Reality: something that constitutes a real or actual thing, as distinguished from something that is merely apparent.
Apparent: according to appearances, initial evidence, incomplete results, etc; ostensible rather than actual.
Ostensible: outwardly appearing as such; professed; pretended.
It was just any other day of rehearsal for the director of the play – his actors were giving him trouble and he was forced, every 5 minutes, to question why and how he had been driven to do this for a living. And then, just as his male lead delivered his climactic speech, his rehearsal was interrupted by six people dressed ostentatiously and with white painted faces. They claimed to be characters from an incomplete story – characters who had been given life but whose story the author had never completed.
In the midst of a two-hour-long interaction between the bewildered director and the larger than life characters, there was a profound moment when one of the characters asked the director the deceivingly simple question, “Who are you?” Ineffectively, the director replied, “I am… me,” and shrugged.

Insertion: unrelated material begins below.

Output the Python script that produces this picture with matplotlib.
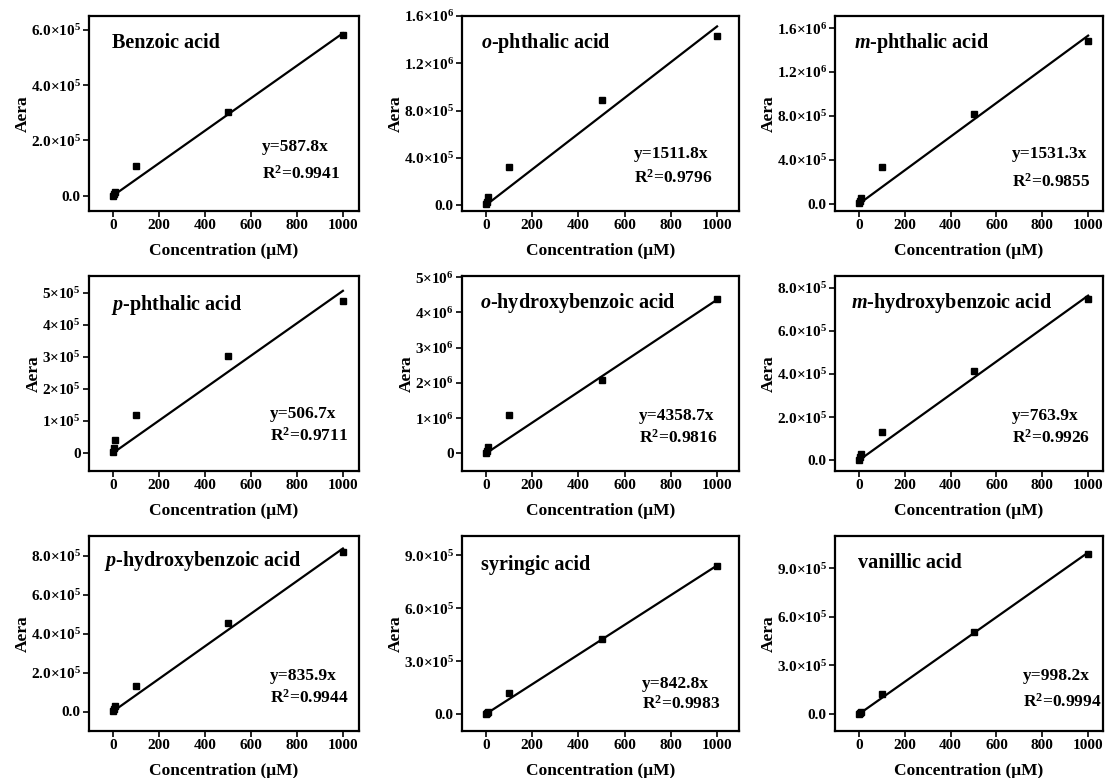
import matplotlib
matplotlib.use("Agg")
import matplotlib.pyplot as plt
import numpy as np

plt.rcParams['font.family'] = ['Liberation Serif', 'DejaVu Serif']
plt.rcParams['font.weight'] = 'bold'
plt.rcParams['mathtext.fontset'] = 'custom'
plt.rcParams['mathtext.rm'] = 'Liberation Serif:bold'
plt.rcParams['mathtext.it'] = 'Liberation Serif:italic:bold'
plt.rcParams['mathtext.bf'] = 'Liberation Serif:bold'

# concentration (uM)
conc = [1, 5, 10, 100, 500, 1000]

# peak areas
benzoic = [1.0e3, 6.0e3, 1.2e4, 1.06e5, 3.04e5, 5.81e5]
o_phthalic = [6.0e3, 3.0e4, 6.9e4, 3.2e5, 8.9e5, 1.428e6]
m_phthalic = [5.0e3, 2.5e4, 5.3e4, 3.4e5, 8.2e5, 1.484e6]
p_phthalic = [3.0e3, 1.5e4, 4.0e4, 1.2e5, 3.02e5, 4.76e5]
o_hydroxy = [1.5e4, 8.0e4, 1.8e5, 1.08e6, 2.09e6, 4.37e6]
m_hydroxy = [3.0e3, 1.5e4, 3.0e4, 1.32e5, 4.13e5, 7.49e5]
p_hydroxy = [2.0e3, 1.5e4, 3.0e4, 1.32e5, 4.53e5, 8.19e5]
syringic = [1.0e3, 5.0e3, 1.1e4, 1.21e5, 4.25e5, 8.37e5]
vanillic = [1.0e3, 5.0e3, 1.0e4, 1.22e5, 5.09e5, 9.87e5]

names = ['Benzoic acid', r'$o$-phthalic acid', r'$m$-phthalic acid',
         r'$p$-phthalic acid', r'$o$-hydroxybenzoic acid', r'$m$-hydroxybenzoic acid',
         r'$p$-hydroxybenzoic acid', 'syringic acid', 'vanillic acid']
areas = [benzoic, o_phthalic, m_phthalic, p_phthalic, o_hydroxy, m_hydroxy,
         p_hydroxy, syringic, vanillic]
slopes = [587.8, 1511.8, 1531.3, 506.7, 4358.7, 763.9, 835.9, 842.8, 998.2]
r2 = ['0.9941', '0.9796', '0.9855', '0.9711', '0.9816', '0.9926', '0.9944', '0.9983', '0.9994']

# y ticks and labels
yticks = [[0, 2e5, 4e5, 6e5], [0, 4e5, 8e5, 1.2e6, 1.6e6], [0, 4e5, 8e5, 1.2e6, 1.6e6],
          [0, 1e5, 2e5, 3e5, 4e5, 5e5], [0, 1e6, 2e6, 3e6, 4e6, 5e6], [0, 2e5, 4e5, 6e5, 8e5],
          [0, 2e5, 4e5, 6e5, 8e5], [0, 3e5, 6e5, 9e5], [0, 3e5, 6e5, 9e5]]
ylabels = [['0.0', r'2.0×10$^{5}$', r'4.0×10$^{5}$', r'6.0×10$^{5}$'],
           ['0.0', r'4.0×10$^{5}$', r'8.0×10$^{5}$', r'1.2×10$^{6}$', r'1.6×10$^{6}$'],
           ['0.0', r'4.0×10$^{5}$', r'8.0×10$^{5}$', r'1.2×10$^{6}$', r'1.6×10$^{6}$'],
           ['0', r'1×10$^{5}$', r'2×10$^{5}$', r'3×10$^{5}$', r'4×10$^{5}$', r'5×10$^{5}$'],
           ['0', r'1×10$^{6}$', r'2×10$^{6}$', r'3×10$^{6}$', r'4×10$^{6}$', r'5×10$^{6}$'],
           ['0.0', r'2.0×10$^{5}$', r'4.0×10$^{5}$', r'6.0×10$^{5}$', r'8.0×10$^{5}$'],
           ['0.0', r'2.0×10$^{5}$', r'4.0×10$^{5}$', r'6.0×10$^{5}$', r'8.0×10$^{5}$'],
           ['0.0', r'3.0×10$^{5}$', r'6.0×10$^{5}$', r'9.0×10$^{5}$'],
           ['0.0', r'3.0×10$^{5}$', r'6.0×10$^{5}$', r'9.0×10$^{5}$']]
ylims = [(-0.55e5, 6.5e5), (-0.05e6, 1.6e6), (-0.065e6, 1.71e6),
         (-0.56e5, 5.53e5), (-0.5e6, 5.03e6), (-0.5e5, 8.55e5),
         (-1.0e5, 9.0e5), (-0.97e5, 10.1e5), (-1.05e5, 11.0e5)]
xlims = [(-104, 1070), (-104, 1095), (-105, 1065)]

# text positions (axes fraction)
name_pos = [(0.085, 0.86), (0.07, 0.86), (0.07, 0.86), (0.08, 0.85), (0.065, 0.86),
            (0.06, 0.86), (0.055, 0.87), (0.07, 0.85), (0.085, 0.86)]
eq_pos = [(0.64, 0.33, 0.19), (0.62, 0.29, 0.17), (0.66, 0.29, 0.15),
          (0.67, 0.29, 0.18), (0.64, 0.28, 0.17), (0.66, 0.28, 0.17),
          (0.67, 0.28, 0.17), (0.65, 0.24, 0.14), (0.70, 0.28, 0.15)]

W, H = 1105, 778
col_left = [89, 462, 835]
col_w = [270, 277, 268]
row_top = [16, 276, 536]
ax_h = 195

fig = plt.figure(figsize=(W / 100, H / 100), dpi=100)

for i in range(9):
    r, c = divmod(i, 3)
    ax = fig.add_axes([col_left[c] / W, 1 - (row_top[r] + ax_h) / H, col_w[c] / W, ax_h / H])
    xx = np.array([0, 1000])
    ax.plot(xx, slopes[i] * xx, color='black', lw=1.6, zorder=2)
    ax.plot(conc, areas[i], 's', color='black', ms=4.5, zorder=3)
    ax.set_xlim(*xlims[c])
    ax.set_ylim(*ylims[i])
    ax.set_xticks([0, 200, 400, 600, 800, 1000])
    ax.set_yticks(yticks[i])
    ax.set_yticklabels(ylabels[i])
    for s in ax.spines.values():
        s.set_linewidth(1.6)
    ax.tick_params(direction='out', length=4, width=1.2, labelsize=11, pad=2)
    for lab in ax.get_xticklabels() + ax.get_yticklabels():
        lab.set_fontweight('bold')
    ax.set_xlabel('Concentration (μM)', fontsize=12.5, fontweight='bold', labelpad=8)
    ax.set_ylabel('Aera', fontsize=12.5, fontweight='bold', labelpad=0)
    ax.text(name_pos[i][0], name_pos[i][1], names[i], transform=ax.transAxes,
            fontsize=14.5, fontweight='bold', va='center', ha='left')
    ex, ey1, ey2 = eq_pos[i]
    ax.text(ex, ey1, 'y=%.1fx' % slopes[i], transform=ax.transAxes,
            fontsize=12.5, fontweight='bold', va='center', ha='left')
    ax.text(ex, ey2, r'R$^{2}$=' + r2[i], transform=ax.transAxes,
            fontsize=12.5, fontweight='bold', va='center', ha='left')

fig.savefig('out.png', dpi=100)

He then asked the character who he was to which the character told about himself as defined by the events of the incomplete story that he was domed to inhabit for eternity.

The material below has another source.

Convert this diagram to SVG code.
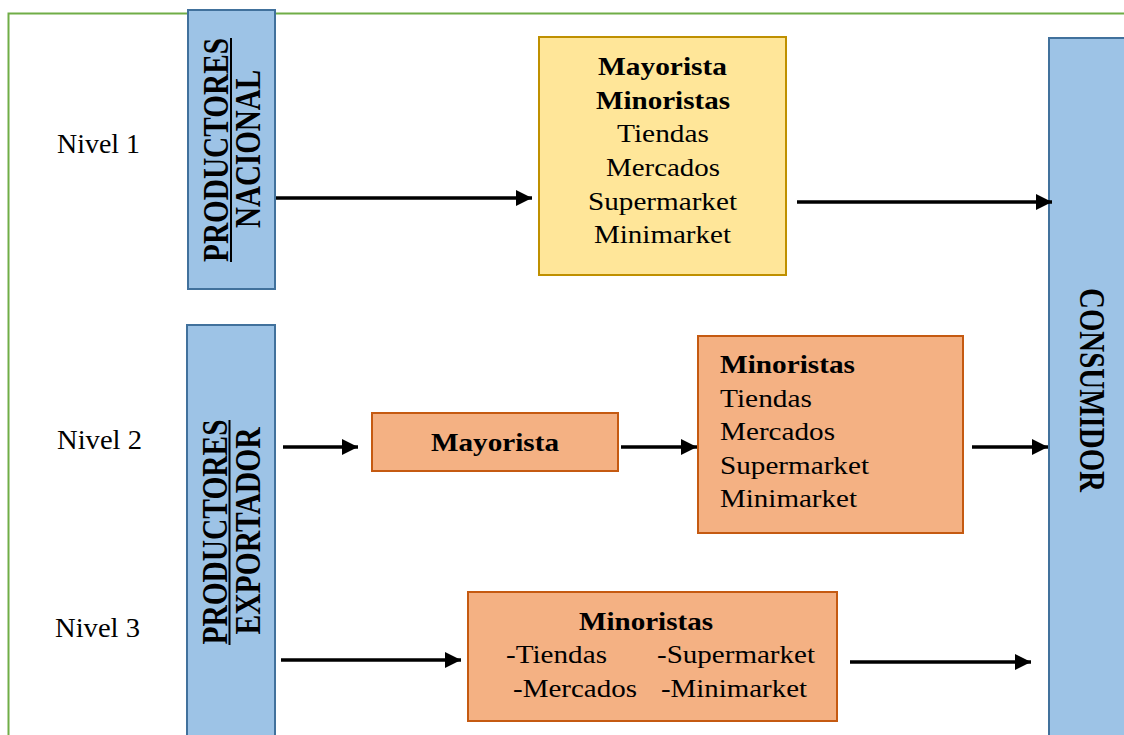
<svg xmlns="http://www.w3.org/2000/svg" width="1124" height="735" viewBox="0 0 1124 735">
  <defs>
    <style>
      .t { font-size: 26px; fill: #000; }
      .n { font-size: 27px; fill: #000; }
      .b { font-weight: bold; }
      .rt { font-size: 29px; font-weight: bold; fill: #000; }
      .blue { fill: #9DC3E6; stroke: #41719C; stroke-width: 2; }
      .yellow { fill: #FFE699; stroke: #BF9000; stroke-width: 2; }
      .orange { fill: #F4B183; stroke: #C55A11; stroke-width: 2; }
      .conn line { stroke: #000; stroke-width: 3.5; marker-end: url(#arrow); }
    </style>
    <marker id="arrow" markerUnits="userSpaceOnUse" markerWidth="17" markerHeight="17" refX="16" refY="8" orient="auto">
      <path d="M0,0 L16,8 L0,16 z" fill="#000"/>
    </marker>
  </defs>
  <rect x="0" y="0" width="1124" height="735" fill="#fff"/>
  <g id="frame">
    <rect x="8.5" y="13.5" width="1130" height="740" fill="none" stroke="#70AD47" stroke-width="2"/>
  </g>
  <g font-family="'Liberation Serif', 'Times New Roman', Times, serif">
  <g id="levels">
    <text class="n" x="57" y="153" textLength="83" lengthAdjust="spacingAndGlyphs">Nivel 1</text>
    <text class="n" x="57" y="449" textLength="85" lengthAdjust="spacingAndGlyphs">Nivel 2</text>
    <text class="n" x="55" y="637" textLength="85" lengthAdjust="spacingAndGlyphs">Nivel 3</text>
  </g>
  <g id="prod-nacional">
    <rect class="blue" x="188" y="10" width="87" height="279"/>
    <text class="rt" text-anchor="middle" textLength="224" lengthAdjust="spacingAndGlyphs" transform="translate(228,150) scale(1.2,1) rotate(-90)">PRODUCTORES</text>
    <line x1="231" y1="38" x2="231" y2="262" stroke="#000" stroke-width="2"/>
    <text class="rt" text-anchor="middle" textLength="158" lengthAdjust="spacingAndGlyphs" transform="translate(260,149) scale(1.2,1) rotate(-90)">NACIONAL</text>
  </g>
  <g id="prod-exportador">
    <rect class="blue" x="187" y="325" width="88" height="430"/>
    <text class="rt" text-anchor="middle" textLength="225" lengthAdjust="spacingAndGlyphs" transform="translate(227,532) scale(1.2,1) rotate(-90)">PRODUCTORES</text>
    <line x1="229.5" y1="420" x2="229.5" y2="645" stroke="#000" stroke-width="2"/>
    <text class="rt" text-anchor="middle" textLength="207" lengthAdjust="spacingAndGlyphs" transform="translate(260,531) scale(1.2,1) rotate(-90)">EXPORTADOR</text>
  </g>
  <g id="consumidor">
    <rect class="blue" x="1049" y="38" width="100" height="720"/>
    <text class="rt" text-anchor="middle" textLength="204" lengthAdjust="spacingAndGlyphs" transform="translate(1080,390) scale(1.2,1) rotate(90)">CONSUMIDOR</text>
  </g>
  <g id="box-nivel1">
    <rect class="yellow" x="539" y="37" width="247" height="238"/>
    <text class="t b" x="598" y="75" textLength="129" lengthAdjust="spacingAndGlyphs">Mayorista</text>
    <text class="t b" x="596" y="109" textLength="134" lengthAdjust="spacingAndGlyphs">Minoristas</text>
    <text class="t" x="617" y="142" textLength="92" lengthAdjust="spacingAndGlyphs">Tiendas</text>
    <text class="t" x="606" y="176" textLength="114" lengthAdjust="spacingAndGlyphs">Mercados</text>
    <text class="t" x="588" y="210" textLength="149" lengthAdjust="spacingAndGlyphs">Supermarket</text>
    <text class="t" x="594" y="243" textLength="137" lengthAdjust="spacingAndGlyphs">Minimarket</text>
  </g>
  <g id="box-mayorista">
    <rect class="orange" x="372" y="413" width="246" height="58"/>
    <text class="t b" x="431" y="451" textLength="128" lengthAdjust="spacingAndGlyphs">Mayorista</text>
  </g>
  <g id="box-minoristas2">
    <rect class="orange" x="698" y="336" width="265" height="197"/>
    <text class="t b" x="720" y="373" textLength="135" lengthAdjust="spacingAndGlyphs">Minoristas</text>
    <text class="t" x="720" y="407" textLength="92" lengthAdjust="spacingAndGlyphs">Tiendas</text>
    <text class="t" x="720" y="440" textLength="115" lengthAdjust="spacingAndGlyphs">Mercados</text>
    <text class="t" x="720" y="474" textLength="149" lengthAdjust="spacingAndGlyphs">Supermarket</text>
    <text class="t" x="720" y="507" textLength="137" lengthAdjust="spacingAndGlyphs">Minimarket</text>
  </g>
  <g id="box-minoristas3">
    <rect class="orange" x="468" y="592" width="369" height="129"/>
    <text class="t b" x="579" y="630" textLength="134" lengthAdjust="spacingAndGlyphs">Minoristas</text>
    <text class="t" x="506" y="663" textLength="101" lengthAdjust="spacingAndGlyphs">-Tiendas</text>
    <text class="t" x="657" y="663" textLength="158" lengthAdjust="spacingAndGlyphs">-Supermarket</text>
    <text class="t" x="513" y="697" textLength="124" lengthAdjust="spacingAndGlyphs">-Mercados</text>
    <text class="t" x="661" y="697" textLength="146" lengthAdjust="spacingAndGlyphs">-Minimarket</text>
  </g>
  </g>
  <g id="connectors" class="conn">
    <line x1="276" y1="198" x2="532" y2="198"/>
    <line x1="797" y1="202" x2="1052" y2="202"/>
    <line x1="283" y1="447" x2="358" y2="447"/>
    <line x1="621" y1="447" x2="697" y2="447"/>
    <line x1="972" y1="447" x2="1048" y2="447"/>
    <line x1="281" y1="660" x2="461" y2="660"/>
    <line x1="850" y1="662" x2="1031" y2="662"/>
  </g>
</svg>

What is reality? – the character questions. Is the director’s world real or is his? Our world is subject to changes due to time and circumstances so that who we are now is very different from who we will be next year, next week, tomorrow, or even in the next moments. On the other hand, the character will never change because his world has been determined to be a certain way forever. Is not then our world the illusion and their world the reality? If passing time changes us so much, and if our answers to question ‘Who are you?’ constantly change, is not our life in every moment merely an illusion that is shattered as every moment passes?
I left with the director’s frantic cries of ‘Real!’ and the character’s assertive cries of ‘Make-Believe!’ still ringing in my ears. And as I walked around the streets of a place that, despite being part of the same city in which I live, seemed like part of a whole different world that I had made my own for the few days I was there, I was forced to see the truth that’s hidden somewhere in that character’s assertions.
Illusion: something that deceives by producing a false or misleading impression of reality; something that deceives.